A brief word on flower language (and why it stuck)

In Victorian floriography, clematis symbolized mental beauty, cleverness, and aspiration—an elegant nod to a vine that climbs with purpose. While “flower language” isn’t scientific, the association persists because the plant’s graceful ascent and intricate flowers feel like living metaphors for wit and upward ambition.
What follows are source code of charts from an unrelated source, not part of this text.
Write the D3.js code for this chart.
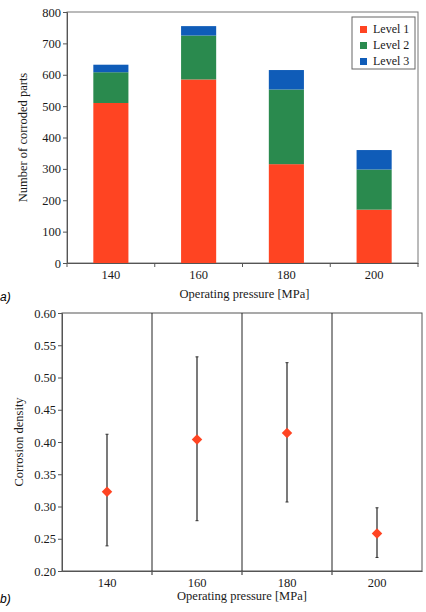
<!DOCTYPE html>
<html>
<head>
<meta charset="utf-8">
<script src="https://cdn.jsdelivr.net/npm/d3@7"></script>
<style>
  body { margin: 0; background: #fff; }
  .axis path, .axis line { stroke: #555; }
</style>
</head>
<body>
<div id="chart"></div>
<script>
// top chart: corroded parts per level
var pressures = ["140", "160", "180", "200"];
var level1 = [510, 585, 315, 170];
var level2 = [98, 140, 238, 128];
var level3 = [24, 30, 62, 62];
var levelNames = ["Level 1", "Level 2", "Level 3"];
var levelColors = ["#ff4422", "#2a8a4e", "#0f5cb8"];
var countTicks = [0, 100, 200, 300, 400, 500, 600, 700, 800];

// bottom chart: corrosion density with error bars
var density = [0.323, 0.404, 0.414, 0.258];
var densityLow = [0.239, 0.278, 0.307, 0.221];
var densityHigh = [0.412, 0.532, 0.523, 0.298];
var densityTicks = [0.20, 0.25, 0.30, 0.35, 0.40, 0.45, 0.50, 0.55, 0.60];

var width = 426, height = 612;

var svg = d3.select("#chart").append("svg")
    .attr("width", width)
    .attr("height", height);

// ---- chart a ----
var a = { left: 67, right: 418, top: 12, bottom: 263 };

var xa = d3.scaleBand().domain(pressures).range([a.left, a.right]).padding(0);
var ya = d3.scaleLinear().domain([0, 800]).range([a.bottom, a.top]);

svg.append("rect")
  .attr("x", a.left).attr("y", a.top)
  .attr("width", a.right - a.left).attr("height", a.bottom - a.top)
  .attr("fill", "none").attr("stroke", "#777");

var stackData = pressures.map(function(p, i) {
  return { p: p, l1: level1[i], l2: level2[i], l3: level3[i] };
});
var series = d3.stack().keys(["l1", "l2", "l3"])(stackData);

var barW = xa.bandwidth() * 0.4;
svg.selectAll(".layer")
  .data(series)
  .enter().append("g")
  .attr("fill", function(d, i) { return levelColors[i]; })
  .selectAll("rect")
  .data(function(d) { return d; })
  .enter().append("rect")
  .attr("x", function(d) { return xa(d.data.p) + (xa.bandwidth() - barW) / 2; })
  .attr("width", barW)
  .attr("y", function(d) { return ya(d[1]); })
  .attr("height", function(d) { return ya(d[0]) - ya(d[1]); });

svg.append("g")
  .attr("class", "axis")
  .attr("transform", "translate(" + a.left + ",0)")
  .call(d3.axisLeft(ya).tickValues(countTicks).tickSize(4).tickPadding(2));

var xaxA = svg.append("g")
  .attr("class", "axis")
  .attr("transform", "translate(0," + a.bottom + ")")
  .call(d3.axisBottom(xa).tickSize(0).tickPadding(7));
xaxA.selectAll(".boundary")
  .data(pressures.concat(["end"]))
  .enter().append("line")
  .attr("x1", function(d, i) { return a.left + i * xa.step(); })
  .attr("x2", function(d, i) { return a.left + i * xa.step(); })
  .attr("y1", 0).attr("y2", 4)
  .attr("stroke", "#555");

svg.append("text")
  .attr("transform", "translate(27," + (a.top + a.bottom) / 2 + ") rotate(-90)")
  .attr("text-anchor", "middle")
  .attr("font-size", 12.5)
  .text("Number of corroded parts");

svg.append("text")
  .attr("x", (a.left + a.right) / 2 + 2).attr("y", 298)
  .attr("text-anchor", "middle")
  .attr("font-size", 12.5)
  .text("Operating pressure [MPa]");

// legend
var legend = svg.append("g").attr("transform", "translate(352,17)");
legend.append("rect")
  .attr("width", 63).attr("height", 52)
  .attr("fill", "#fff").attr("stroke", "#666");
var item = legend.selectAll(".item")
  .data(levelNames)
  .enter().append("g")
  .attr("transform", function(d, i) { return "translate(8," + (9 + i * 16) + ")"; });
item.append("rect")
  .attr("width", 7).attr("height", 7)
  .attr("fill", function(d, i) { return levelColors[i]; });
item.append("text")
  .attr("x", 13).attr("y", 7)
  .attr("font-size", 12)
  .text(function(d) { return d; });

// ---- chart b ----
var b = { left: 62, right: 422, top: 313, bottom: 571 };

var xb = d3.scaleBand().domain(pressures).range([b.left, b.right]).padding(0);
var yb = d3.scaleLinear().domain([0.2, 0.6]).range([b.bottom, b.top]);

svg.append("rect")
  .attr("x", b.left).attr("y", b.top)
  .attr("width", b.right - b.left).attr("height", b.bottom - b.top)
  .attr("fill", "none").attr("stroke", "#555");

svg.selectAll(".sep")
  .data(pressures.slice(1))
  .enter().append("line")
  .attr("x1", function(d) { return xb(d); })
  .attr("x2", function(d) { return xb(d); })
  .attr("y1", b.top).attr("y2", b.bottom + 4)
  .attr("stroke", "#222");

svg.append("g")
  .attr("class", "axis")
  .attr("transform", "translate(" + b.left + ",0)")
  .call(d3.axisLeft(yb).tickValues(densityTicks).tickFormat(d3.format(".2f")).tickSize(4).tickPadding(2));

svg.append("g")
  .attr("class", "axis")
  .attr("transform", "translate(0," + b.bottom + ")")
  .call(d3.axisBottom(xb).tickSize(0).tickPadding(7));

var pts = svg.selectAll(".pt")
  .data(pressures)
  .enter().append("g")
  .attr("transform", function(d) { return "translate(" + (xb(d) + xb.bandwidth() / 2) + ",0)"; });

pts.append("line")
  .attr("y1", function(d, i) { return yb(densityLow[i]); })
  .attr("y2", function(d, i) { return yb(densityHigh[i]); })
  .attr("stroke", "#333").attr("stroke-width", 1.3);
pts.append("line")
  .attr("x1", -1.5).attr("x2", 1.5)
  .attr("y1", function(d, i) { return yb(densityHigh[i]); })
  .attr("y2", function(d, i) { return yb(densityHigh[i]); })
  .attr("stroke", "#333");
pts.append("line")
  .attr("x1", -1.5).attr("x2", 1.5)
  .attr("y1", function(d, i) { return yb(densityLow[i]); })
  .attr("y2", function(d, i) { return yb(densityLow[i]); })
  .attr("stroke", "#333");
pts.append("path")
  .attr("d", d3.symbol().type(d3.symbolDiamond2).size(70))
  .attr("transform", function(d, i) { return "translate(0," + yb(density[i]) + ")"; })
  .attr("fill", "#ff4422");

svg.append("text")
  .attr("transform", "translate(23," + (b.top + b.bottom) / 2 + ") rotate(-90)")
  .attr("text-anchor", "middle")
  .attr("font-size", 12.5)
  .text("Corrosion density");

svg.append("text")
  .attr("x", (b.left + b.right) / 2).attr("y", 600)
  .attr("text-anchor", "middle")
  .attr("font-size", 12.5)
  .text("Operating pressure [MPa]");

// all chart text in a Times-like face
svg.selectAll("text")
  .attr("font-family", "Liberation Serif")
  .attr("fill", "#1a1a1a");
svg.selectAll(".axis").attr("font-family", "Liberation Serif").attr("font-size", 12.5);

// panel letters
svg.append("text")
  .attr("x", 0).attr("y", 301)
  .attr("font-family", "Liberation Sans")
  .attr("font-style", "italic")
  .attr("font-size", 12)
  .text("a)");

svg.append("text")
  .attr("x", 0).attr("y", 603)
  .attr("font-family", "Liberation Sans")
  .attr("font-style", "italic")
  .attr("font-size", 12)
  .text("b)");
</script>
</body>
</html>
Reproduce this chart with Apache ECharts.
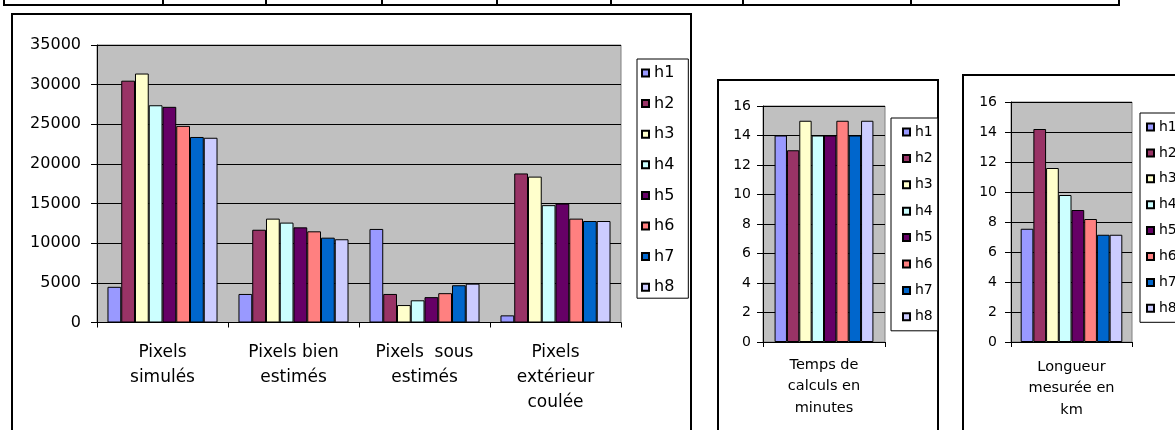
<!DOCTYPE html>
<html>
<head>
<meta charset="utf-8">
<script src="https://cdn.jsdelivr.net/npm/echarts@6/dist/echarts.min.js"></script>
<style>
  html, body { margin: 0; padding: 0; background: #ffffff; }
  #chart { width: 1175px; height: 430px; }
</style>
</head>
<body>
<div id="chart"></div>
<script>
// Pixel counts per classification, one array per run h1..h8
const pixelCategories = ['Pixels\nsimulés', 'Pixels bien\nestimés', 'Pixels  sous\nestimés', 'Pixels\nextérieur\ncoulée'];
const runNames = ['h1', 'h2', 'h3', 'h4', 'h5', 'h6', 'h7', 'h8'];
const pixH1 = [4500, 3600, 11800, 900];
const pixH2 = [30500, 11700, 3600, 18800];
const pixH3 = [31400, 13100, 2200, 18400];
const pixH4 = [27400, 12600, 2800, 14800];
const pixH5 = [27200, 12000, 3200, 15000];
const pixH6 = [24800, 11500, 3700, 13100];
const pixH7 = [23400, 10700, 4700, 12800];
const pixH8 = [23300, 10500, 4900, 12800];

// Computation time (minutes) per run
const timeCategory = ['Temps de\ncalculs en\nminutes'];
const timeMinutes = [14, 13, 15, 14, 14, 15, 14, 15];

// Measured length (km) per run
const lengthCategory = ['Longueur\nmesurée en\nkm'];
const lengthKm = [7.55, 14.2, 11.6, 9.8, 8.8, 8.2, 7.15, 7.15];

// Value axis ranges
const pixelAxis = { min: 0, max: 35000, interval: 5000 };
const smallAxis = { min: 0, max: 16, interval: 2 };

const pixelRows = [pixH1, pixH2, pixH3, pixH4, pixH5, pixH6, pixH7, pixH8];
const runColors = ['#9999FF', '#993366', '#FFFFCC', '#CCFFFF', '#660066', '#FF8080', '#0066CC', '#CCCCFF'];
const FONT = 'DejaVu Sans';

function makeGrid(left, top, width, height) {
  return { left, top, width, height, show: true, backgroundColor: '#c0c0c0',
           borderColor: '#808080', borderWidth: 1, containLabel: false };
}

function makeXAxis(idx, data, fontSize, lineHeight, margin) {
  return {
    type: 'category', gridIndex: idx, data,
    axisLine: { show: true, lineStyle: { color: '#000', width: 1 } },
    axisTick: { show: true, length: 5, lineStyle: { color: '#000' } },
    axisLabel: { interval: 0, color: '#000', fontFamily: FONT, fontSize, lineHeight, margin, align: 'center' },
    splitLine: { show: false }
  };
}

function makeYAxis(idx, range, fontSize, margin) {
  return {
    type: 'value', gridIndex: idx, min: range.min, max: range.max, interval: range.interval,
    axisLine: { show: true, lineStyle: { color: '#000', width: 1 } },
    axisTick: { show: true, length: 6, lineStyle: { color: '#000' } },
    axisLabel: { color: '#000', fontFamily: FONT, fontSize, margin, formatter: v => String(v) },
    splitLine: { show: true, lineStyle: { color: '#000', width: 1 } }
  };
}

function makeLegend(left, top, fontSize, gap, padding) {
  return {
    data: runNames, orient: 'vertical', left, top, icon: 'rect',
    itemWidth: 7, itemHeight: 7, itemGap: gap, selectedMode: false,
    borderColor: '#000', borderWidth: 1, padding, backgroundColor: '#fff',
    textStyle: { color: '#000', fontFamily: FONT, fontSize, lineHeight: fontSize }
  };
}

const series = [];
runNames.forEach((name, k) => {
  const style = { color: runColors[k], borderColor: '#000', borderWidth: 1 };
  series.push({ type: 'bar', name, xAxisIndex: 0, yAxisIndex: 0, data: pixelRows[k],
    barGap: '0%', barCategoryGap: '16%', itemStyle: style, emphasis: { disabled: true } });
  series.push({ type: 'bar', name, xAxisIndex: 1, yAxisIndex: 1, data: [timeMinutes[k]],
    barGap: '0%', barCategoryGap: '19%', itemStyle: style, emphasis: { disabled: true } });
  series.push({ type: 'bar', name, xAxisIndex: 2, yAxisIndex: 2, data: [lengthKm[k]],
    barGap: '0%', barCategoryGap: '16%', itemStyle: style, emphasis: { disabled: true } });
});

// Frames round each chart and the table rule along the top edge
const tableCols = [4, 163, 266, 382, 497, 611, 743, 911, 1119];
const graphic = [
  { type: 'rect', shape: { x: 12, y: 14, width: 679, height: 500 }, style: { fill: 'none', stroke: '#000', lineWidth: 2 } },
  { type: 'rect', shape: { x: 718, y: 80, width: 220, height: 400 }, style: { fill: 'none', stroke: '#000', lineWidth: 2 } },
  { type: 'rect', shape: { x: 963, y: 75, width: 400, height: 400 }, style: { fill: 'none', stroke: '#000', lineWidth: 2 } },
  { type: 'line', shape: { x1: 3, y1: 5, x2: 1120, y2: 5 }, style: { stroke: '#000', lineWidth: 2 } }
];
tableCols.forEach(x => graphic.push({ type: 'line', shape: { x1: x, y1: 0, x2: x, y2: 5 }, style: { stroke: '#000', lineWidth: 2 } }));

const chart = echarts.init(document.getElementById('chart'), null, { renderer: 'canvas' });
chart.setOption({
  animation: false,
  backgroundColor: '#ffffff',
  grid: [
    makeGrid(97, 45, 524, 277.5),
    makeGrid(763, 106, 122, 236),
    makeGrid(1011, 102, 121, 240)
  ],
  xAxis: [
    makeXAxis(0, pixelCategories, 17, 25, 18),
    makeXAxis(1, timeCategory, 14.5, 21.7, 12),
    makeXAxis(2, lengthCategory, 14.5, 21.7, 14)
  ],
  yAxis: [
    makeYAxis(0, pixelAxis, 16, 16),
    makeYAxis(1, smallAxis, 14, 12),
    makeYAxis(2, smallAxis, 14, 14)
  ],
  legend: [
    makeLegend(637, 59, 16, 14.6, [6, 14, 3, 4]),
    makeLegend(891, 118, 14, 12.4, [7, 5, 7, 11]),
    makeLegend(1140, 113, 14, 11.9, [7, 5, 7, 6])
  ],
  series,
  graphic
});
</script>
</body>
</html>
Color traditions sometimes layer meanings—white for purity, purple for dignity and admiration, pink for joyful admiration.

Quick-start checklist

  • Light: 6+ hours, with afternoon shade in hot climates or containers.
  • Water: when the top 1 inch dries, soak thoroughly; keep evenly moist, never soggy.
  • Soil: rich, well-drained; neutral to slightly alkaline; mulch to cool roots.
  • Air: good airflow to prevent mildew; avoid cramped corners.
  • Support: sturdy trellis or partner shrub; tie in gently—stems are brittle.
  • Pruning: learn your group (1, 2, or 3) and time it right.
  • Containers: big pot, excellent drainage, consistent feeding, shade the pot, protect in winter.
  • Hardiness: match cultivar to your zone; mulch for root protection year-round.

Master these fundamentals and your clematis will repay you with an ever-more-spectacular show—season after season, year after year.